Exactly a half-century ago this summer one of the greatest fires of all time consumed Mann Gulch in Montana. Norman Maclean is known for his lyrical "A River Runs Through It," but true connoisseurs of the forest are drawn even more strongly to his other book, "Young Men and Fire," which tells how 15 elite smokejumpers from the U.S. Forest Service dove into the Montana wilderness on Aug. 5, 1949, to fight, and lose, a Verdun of the forest. All but three of the smoke jumpers died in the first half-hour of the battle, a staggering tragedy that forever gives a tremble to the words "Mann Gulch" in this part of the continent.

At its height, the 1988 fire was really 249 different fires, many started by lightning and spreading to other burning areas. More than 25,000 firefighters, including Army, Navy, Air Force, Marine and National Guard personnel, were involved in the battle. But this was a battle with a difference: to control, but not stop, the blaze.

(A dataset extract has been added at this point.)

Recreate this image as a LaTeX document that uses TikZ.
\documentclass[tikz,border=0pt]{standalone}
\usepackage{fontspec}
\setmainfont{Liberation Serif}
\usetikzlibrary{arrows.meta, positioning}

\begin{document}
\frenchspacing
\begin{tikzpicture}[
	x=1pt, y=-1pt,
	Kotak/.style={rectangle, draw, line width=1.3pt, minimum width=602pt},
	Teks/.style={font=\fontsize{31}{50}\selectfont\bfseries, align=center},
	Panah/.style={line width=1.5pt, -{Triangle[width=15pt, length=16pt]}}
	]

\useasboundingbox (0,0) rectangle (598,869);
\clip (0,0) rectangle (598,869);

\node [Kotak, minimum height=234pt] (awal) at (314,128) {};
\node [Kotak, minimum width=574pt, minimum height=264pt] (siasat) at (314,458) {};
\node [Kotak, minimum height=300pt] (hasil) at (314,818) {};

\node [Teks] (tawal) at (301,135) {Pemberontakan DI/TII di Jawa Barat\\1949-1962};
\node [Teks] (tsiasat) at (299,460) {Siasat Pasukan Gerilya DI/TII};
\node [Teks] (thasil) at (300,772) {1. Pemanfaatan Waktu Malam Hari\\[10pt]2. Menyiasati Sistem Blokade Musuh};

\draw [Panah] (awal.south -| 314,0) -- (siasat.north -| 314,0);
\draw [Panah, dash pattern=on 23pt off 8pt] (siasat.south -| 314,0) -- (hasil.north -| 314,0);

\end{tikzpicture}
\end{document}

For a century, the Forest Service struggled to suppress fires. Then the government recognized it couldn't control everything and maybe it shouldn't. The caprice of wind and weather made suppression of the 1988 fire impossible. More than 665 miles of fire line were dug, more than 10 million gallons of water were dropped, but the fire wasn't extinguished until the snows of autumn. Indeed, the last fire in the area was officially pronounced dead on Nov. 18, 1988.

Out East, the polite are told to steer conversations away from politics and religion. Out West, the incendiary topic of federal fire policy touches a peculiar politics and religion of its own.

The fire cost $120 million to fight, singed more than a third of the park and killed at least 260 elk, nine bison and six black bear.

But now grasses and wildflowers are growing in the ashes, the aspen are more firmly established than ever, and the elk, bear and bison populations are secure. The lodgepole pines stand as both success story and symbol. Their serotinous cones throw out seeds only after being heated to high temperatures. The Yellowstone Association reports that the fire scattered as many as a million of those seeds per acre in some burned areas of the park.

The fire forced seeds to germinate, restoring nitrogen to the soil, in turn fostering the growth of other plants. It stimulated the aspen's growth hormones. When wood-boring insects swarmed over dead trees, they attracted woodpeckers who cut away chunks of the trees that were later used as nests for mountain bluebirds. From the holocaust of the forest came new life from the forest.

"The world was getting faster, smaller and louder," Maclean wrote of the smoke jumpers. Our world -- faster, smaller and louder every year -- is also marked by fire and its lessons.

Endings and beginnings are indistinguishable. The will of nature always prevails over the whim of man. Change is the greatest constant in the world. And this last reminder: It is never too late to start again.